By Ted Reckas
Tuesday evening marked a win for the ocean, hence, us all. Laguna Beach and Dana Point enacted new ordinances banning plastic bags. The cities became the first in Orange County to do so, and showed they understand the importance of dealing with plastic that ends up in the ocean.
(Read the OC Register’s story on the plastic bag ban.)
Plastic bags aren’t the only issue. We throw away tons and tons of plastic bottles, forks, wrappers and packaging, cigarette lighters, plastic lids of to-go cups, etc.
This CNN report powerfully shows the unaccounted for cost of plastic production, which is still going at full steam, despite plastic bag bans in places like Los Angeles, San Francisco, San Jose, Mumbai, Italy and…that’s right…China.

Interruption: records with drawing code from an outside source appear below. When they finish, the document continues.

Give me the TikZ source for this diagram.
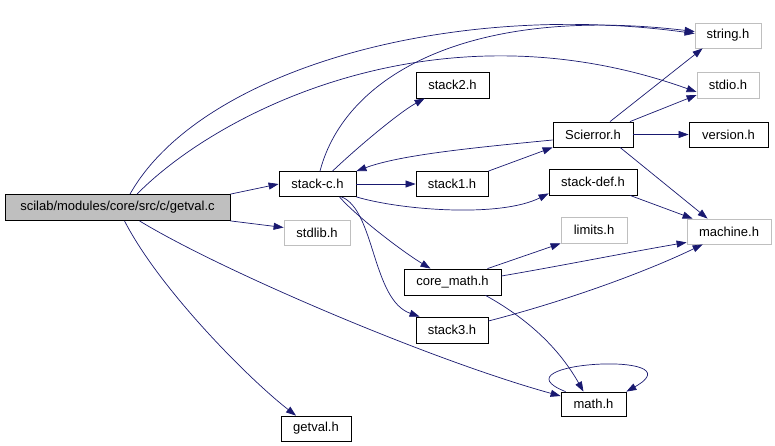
\documentclass[tikz,border=0pt]{standalone}
\usepackage{fontspec}
\setmainfont{Liberation Sans}
\usetikzlibrary{arrows.meta}

\definecolor{midnight}{RGB}{25,25,112}
\definecolor{syscol}{RGB}{191,191,191}

\begin{document}
\begin{tikzpicture}[x=1pt,y=-1pt,
	hdr/.style={draw=black,line width=0.8pt,minimum height=25pt,inner sep=0pt,font=\fontsize{13}{15}\selectfont},
	sys/.style={hdr,draw=syscol},
	dep/.style={midnight,line width=0.7pt,-{Triangle[length=10pt,width=7pt]}}]
	\useasboundingbox (0,0) rectangle (775,445);

	\node [hdr,fill=syscol,minimum width=225pt,minimum height=26pt](C) at (117.5,207.5) {scilab/modules/core/src/c/getval.c};
	\node [hdr,minimum width=77pt](Stc) at (317.5,184) {stack-c.h};
	\node [sys,minimum width=66pt](Lib) at (317,232.5) {stdlib.h};
	\node [hdr,minimum width=70pt](Gv) at (316,428.5) {getval.h};
	\node [hdr,minimum width=73pt,minimum height=26pt](St2) at (452.5,85) {stack2.h};
	\node [hdr,minimum width=72pt](St1) at (452,184) {stack1.h};
	\node [hdr,minimum width=97pt,minimum height=26pt](Cm) at (452.5,282) {core\_math.h};
	\node [hdr,minimum width=72pt,minimum height=26pt](St3) at (452,330) {stack3.h};
	\node [hdr,minimum width=80pt](Err) at (593,134.5) {Scierror.h};
	\node [hdr,minimum width=88pt,minimum height=26pt](Def) at (593,182) {stack-def.h};
	\node [sys,minimum width=66pt,minimum height=26pt](Lim) at (594,230) {limits.h};
	\node [hdr,minimum width=65pt,minimum height=24pt](M) at (593.5,404) {math.h};
	\node [sys,minimum width=66pt](Str) at (728,35.5) {string.h};
	\node [sys,minimum width=62pt,minimum height=26pt](Io) at (728,85) {stdio.h};
	\node [hdr,minimum width=79pt](Ver) at (728.5,134.5) {version.h};
	\node [sys,minimum width=84pt](Mach) at (729,231.5) {machine.h};

	% getval.c
	\draw [dep] ([xshift=12.5pt]C.north) .. controls (200,70) and (450,0) .. ([yshift=2pt]Str.west);
	\draw [dep] ([xshift=19.5pt]C.north) .. controls (220,110) and (440,0) .. ([yshift=-7pt]Io.west);
	\draw [dep] (C.north east) -- (Stc.west);
	\draw [dep] (C.south east) -- ([yshift=5pt]Lib.west);
	\draw [dep] ([xshift=22pt]C.south) .. controls (220,270) and (430,360) .. ([yshift=8pt]M.west);
	\draw [dep] ([xshift=7pt]C.south) .. controls (160,290) and (250,380) .. ([xshift=-20pt]Gv.north);

	% stack-c.h
	\draw [dep] ([xshift=15pt]Stc.north) .. controls (360,145) and (400,112) .. ([xshift=9pt]St2.south west);
	\draw [dep] ([xshift=2.5pt]Stc.north) .. controls (345,75) and (470,5) .. ([yshift=4pt]Str.west);
	\draw [dep] (Stc.east) -- (St1.west);
	\draw [dep] (Stc.south east) .. controls (400,210) and (500,218) .. ([yshift=2pt]Def.south west);
	\draw [dep] ([xshift=22pt]Stc.south) .. controls (355,215) and (400,250) .. ([xshift=-22pt]Cm.north);
	\draw [dep] ([xshift=24pt]Stc.south) .. controls (375,210) and (372,300) .. ([xshift=4pt]St3.north west);

	% Scierror.h
	\draw [dep] ([yshift=-5.5pt]Err.west) .. controls (470,148) and (400,155) .. (Stc.north east);
	\draw [dep] (St1.north east) -- (Err.south west);
	\draw [dep] ([xshift=17pt]Err.north) -- ([xshift=8pt]Str.south west);
	\draw [dep] ([xshift=37pt]Err.north) -- ([yshift=-10pt]Io.west);
	\draw [dep] (Err.east) -- (Ver.west);
	\draw [dep] ([xshift=27pt]Err.south) -- ([xshift=21pt]Mach.north west);

	% to machine.h
	\draw [dep] ([xshift=37pt]Def.south) -- ([xshift=6pt]Mach.north west);
	\draw [dep] ([xshift=35pt]Cm.north) -- (Lim.south west);
	\draw [dep] ([yshift=6pt]Cm.east) .. controls (560,266) and (630,252) .. ([yshift=2pt]Mach.south west);
	\draw [dep] ([yshift=9pt]St3.east) .. controls (570,300) and (650,270) .. ([xshift=16pt]Mach.south west);

	% math.h
	\draw [dep] ([xshift=33pt]Cm.south) .. controls (530,320) and (560,350) .. ([xshift=-10pt]M.north);
	\draw [dep] ([xshift=5pt]M.north west) .. controls (490,362) and (700,350) .. (M.north east);
\end{tikzpicture}
\end{document}
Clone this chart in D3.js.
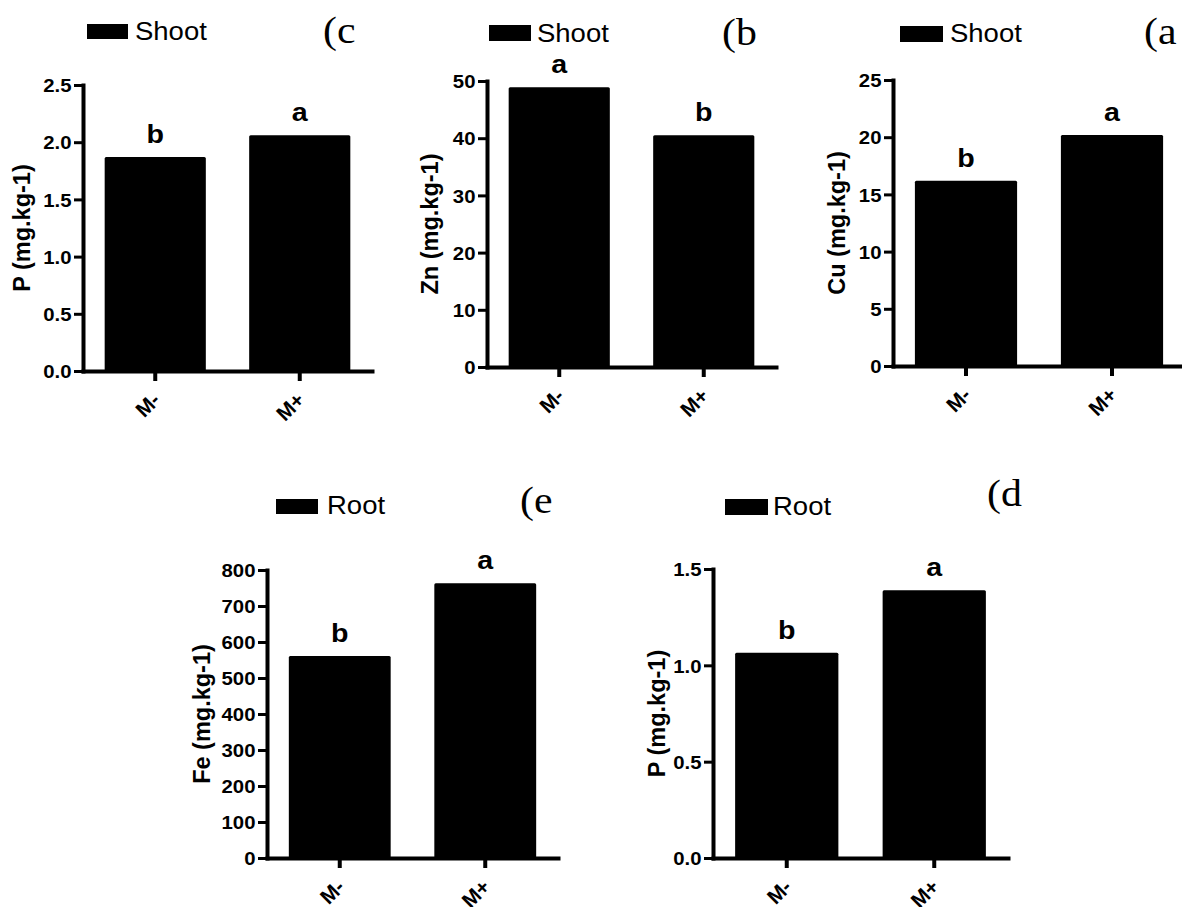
<!DOCTYPE html>
<html>
<head>
<meta charset="utf-8">
<script src="https://cdn.jsdelivr.net/npm/d3@7"></script>
<style>
  body { margin: 0; background: #fff; }
  svg { display: block; }
</style>
</head>
<body>
<svg id="chart" width="1182" height="907"></svg>
<script>
// ---------------- data ----------------
const categories = ["M-", "M+"];

const shootPValues = [1.87, 2.06];
const shootZnValues = [48.9, 40.5];
const shootCuValues = [16.2, 20.2];
const rootFeValues = [561, 763];
const rootPValues = [1.065, 1.39];

const shootPLetters = ["b", "a"];
const shootZnLetters = ["a", "b"];
const shootCuLetters = ["b", "a"];
const rootFeLetters = ["b", "a"];
const rootPLetters = ["b", "a"];

const shootPTicks = [0, 0.5, 1, 1.5, 2, 2.5];
const shootPTickLabels = ["0.0", "0.5", "1.0", "1.5", "2.0", "2.5"];
const shootZnTicks = [0, 10, 20, 30, 40, 50];
const shootZnTickLabels = ["0", "10", "20", "30", "40", "50"];
const shootCuTicks = [0, 5, 10, 15, 20, 25];
const shootCuTickLabels = ["0", "5", "10", "15", "20", "25"];
const rootFeTicks = [0, 100, 200, 300, 400, 500, 600, 700, 800];
const rootFeTickLabels = ["0", "100", "200", "300", "400", "500", "600", "700", "800"];
const rootPTicks = [0, 0.5, 1, 1.5];
const rootPTickLabels = ["0.0", "0.5", "1.0", "1.5"];

const panelTitles = ["(c", "(b", "(a", "(e", "(d"];
const yTitles = ["P (mg.kg-1)", "Zn (mg.kg-1)", "Cu (mg.kg-1)", "Fe (mg.kg-1)", "P (mg.kg-1)"];
const legendLabels = ["Shoot", "Shoot", "Shoot", "Root", "Root"];

// ---------------- layout (positions / styles, not data) ----------------
const layout = [
  { x0: 83,  yTop: 85,  yBot: 371, w: 289, labelX: 22,  leg: { x: 87,  y: 24,  w: 41, h: 15, tx: 135, ty: 40 },  tpos: { x: 323, y: 43 } },
  { x0: 487, yTop: 81,  yBot: 367, w: 289, labelX: 430, leg: { x: 489, y: 25,  w: 42, h: 16, tx: 537, ty: 42 },  tpos: { x: 722, y: 45 } },
  { x0: 893, yTop: 80,  yBot: 366, w: 292, labelX: 837, leg: { x: 900, y: 26,  w: 43, h: 16, tx: 950, ty: 42 },  tpos: { x: 1144, y: 44 } },
  { x0: 267, yTop: 570, yBot: 858, w: 291, labelX: 202, leg: { x: 276, y: 499, w: 42, h: 15, tx: 327, ty: 514 }, tpos: { x: 520, y: 513 } },
  { x0: 713, yTop: 569, yBot: 858, w: 295, labelX: 657, leg: { x: 725, y: 499, w: 43, h: 16, tx: 773, ty: 515 }, tpos: { x: 987, y: 506 } }
];

const panels = [
  { values: shootPValues,  letters: shootPLetters,  ticks: shootPTicks,  tickLabels: shootPTickLabels },
  { values: shootZnValues, letters: shootZnLetters, ticks: shootZnTicks, tickLabels: shootZnTickLabels },
  { values: shootCuValues, letters: shootCuLetters, ticks: shootCuTicks, tickLabels: shootCuTickLabels },
  { values: rootFeValues,  letters: rootFeLetters,  ticks: rootFeTicks,  tickLabels: rootFeTickLabels },
  { values: rootPValues,   letters: rootPLetters,   ticks: rootPTicks,   tickLabels: rootPTickLabels }
].map((p, i) => Object.assign(p, layout[i], { title: panelTitles[i], yTitle: yTitles[i], legend: legendLabels[i] }));

const SANS = "'Liberation Sans', Arial, Helvetica, sans-serif";
const SERIF = "'Liberation Serif', 'Times New Roman', serif";
const STRETCH = 1.1;

const svg = d3.select("#chart");
svg.append("rect").attr("width", 1182).attr("height", 907).attr("fill", "#fff");

panels.forEach(p => {
  const g = svg.append("g");
  const x = d3.scaleBand().domain(categories).range([p.x0, p.x0 + p.w]).paddingInner(0.3).paddingOuter(0.15);
  const y = d3.scaleLinear().domain([0, d3.max(p.ticks)]).range([p.yBot, p.yTop]);

  // bars
  g.selectAll("rect.bar").data(p.values).join("rect")
    .attr("class", "bar")
    .attr("x", (d, i) => x(categories[i]))
    .attr("width", x.bandwidth())
    .attr("y", d => y(d))
    .attr("height", d => y(0) - y(d))
    .attr("rx", 1.5)
    .attr("fill", "#000");

  // significance letters
  g.selectAll("text.sig").data(p.values).join("text")
    .attr("class", "sig")
    .attr("transform", (d, i) => `translate(${x(categories[i]) + x.bandwidth() / 2},${y(d) - 14}) scale(${STRETCH},1)`)
    .attr("text-anchor", "middle")
    .attr("font-family", SANS)
    .attr("font-weight", "bold")
    .attr("font-size", 26)
    .text((d, i) => p.letters[i]);

  // y axis
  const yAxis = g.append("g")
    .attr("transform", `translate(${p.x0},0)`)
    .call(d3.axisLeft(y).tickValues(p.ticks).tickFormat((d, i) => p.tickLabels[i]).tickSize(9).tickSizeOuter(0));
  yAxis.select(".domain").attr("stroke", "#000").attr("stroke-width", 4).attr("stroke-linecap", "square");
  yAxis.selectAll(".tick line").attr("stroke", "#000").attr("stroke-width", 3);
  yAxis.selectAll(".tick text")
    .attr("x", 0).attr("dy", "0.36em")
    .attr("transform", `translate(-11.5,0) scale(${STRETCH},1)`)
    .attr("text-anchor", "end")
    .attr("font-family", SANS).attr("font-weight", "bold").attr("font-size", 18.5).attr("fill", "#000");

  // x axis
  const xAxis = g.append("g")
    .attr("transform", `translate(0,${p.yBot})`)
    .call(d3.axisBottom(x).tickSize(10).tickSizeOuter(0));
  xAxis.select(".domain").attr("stroke", "#000").attr("stroke-width", 4).attr("stroke-linecap", "square");
  xAxis.selectAll(".tick line").attr("stroke", "#000").attr("stroke-width", 4);
  xAxis.selectAll(".tick text")
    .attr("x", 0).attr("y", 0).attr("dy", "0.35em")
    .attr("transform", "translate(1,25) rotate(-45)")
    .attr("text-anchor", "end")
    .attr("font-family", SANS).attr("font-weight", "bold").attr("font-size", 21).attr("fill", "#000");

  // y axis title
  g.append("text")
    .attr("transform", `translate(${p.labelX},${(p.yTop + p.yBot) / 2}) rotate(-90)`)
    .attr("dy", "0.36em")
    .attr("text-anchor", "middle")
    .attr("font-family", SANS).attr("font-weight", "bold").attr("font-size", 23.5)
    .text(p.yTitle);

  // legend
  g.append("rect")
    .attr("x", p.leg.x).attr("y", p.leg.y).attr("width", p.leg.w).attr("height", p.leg.h)
    .attr("fill", "#000");
  g.append("text")
    .attr("transform", `translate(${p.leg.tx},${p.leg.ty}) scale(${STRETCH},1)`)
    .attr("font-family", SANS).attr("font-size", 25)
    .text(p.legend);

  // panel letter
  g.append("text")
    .attr("transform", `translate(${p.tpos.x},${p.tpos.y}) scale(${STRETCH},1)`)
    .attr("font-family", SERIF).attr("font-size", 38)
    .text(p.title);
});
</script>
</body>
</html>
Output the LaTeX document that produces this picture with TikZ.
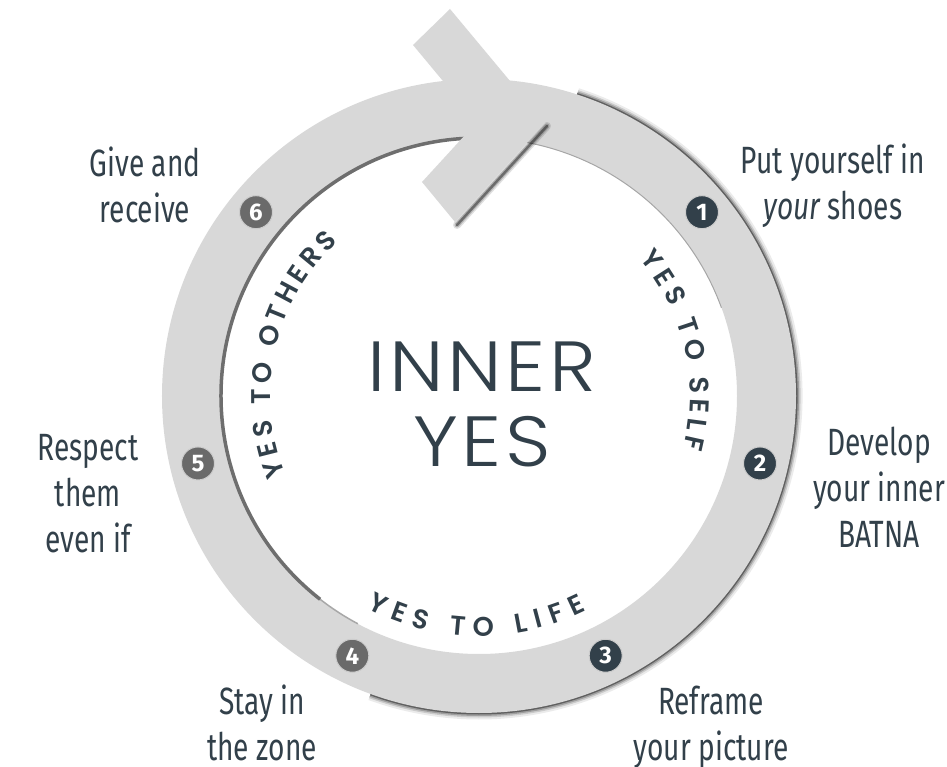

Its funny it took us this long to figure out how to bring our own bags to the grocery store. What about that cup of joe this morning—bring your own mug?
Back to the unaccounted for cost of plastic, the North Pacific Gyre – that huge area of high plastic concentration in the ocean – it turns out, is not an anomaly. Large amounts of plastic trash have been documented in all five major gyres: North and South Pacific, North and South Atlantic, and Indian Ocean. Plastic is out there, slowly swirling into floating dumps thousands of miles across. (Here’s what it does to sea birds.) And we are the source of it.
I know Laguna Beach and Dana Point are not responsible for the trash that has been washed down from up stream – our beaches would be a lot cleaner if other cities banned plastic bags too. But we’re up stream from someone else. And it’s not a stream, it’s a cycle. The gyres remind us what other parts of that cycle, beyond our sight, look like.
Kudos to Zero Trash Laguna.
How cool would it be if organizations like that were obsolete?
Tuesday we came a step closer to that happening.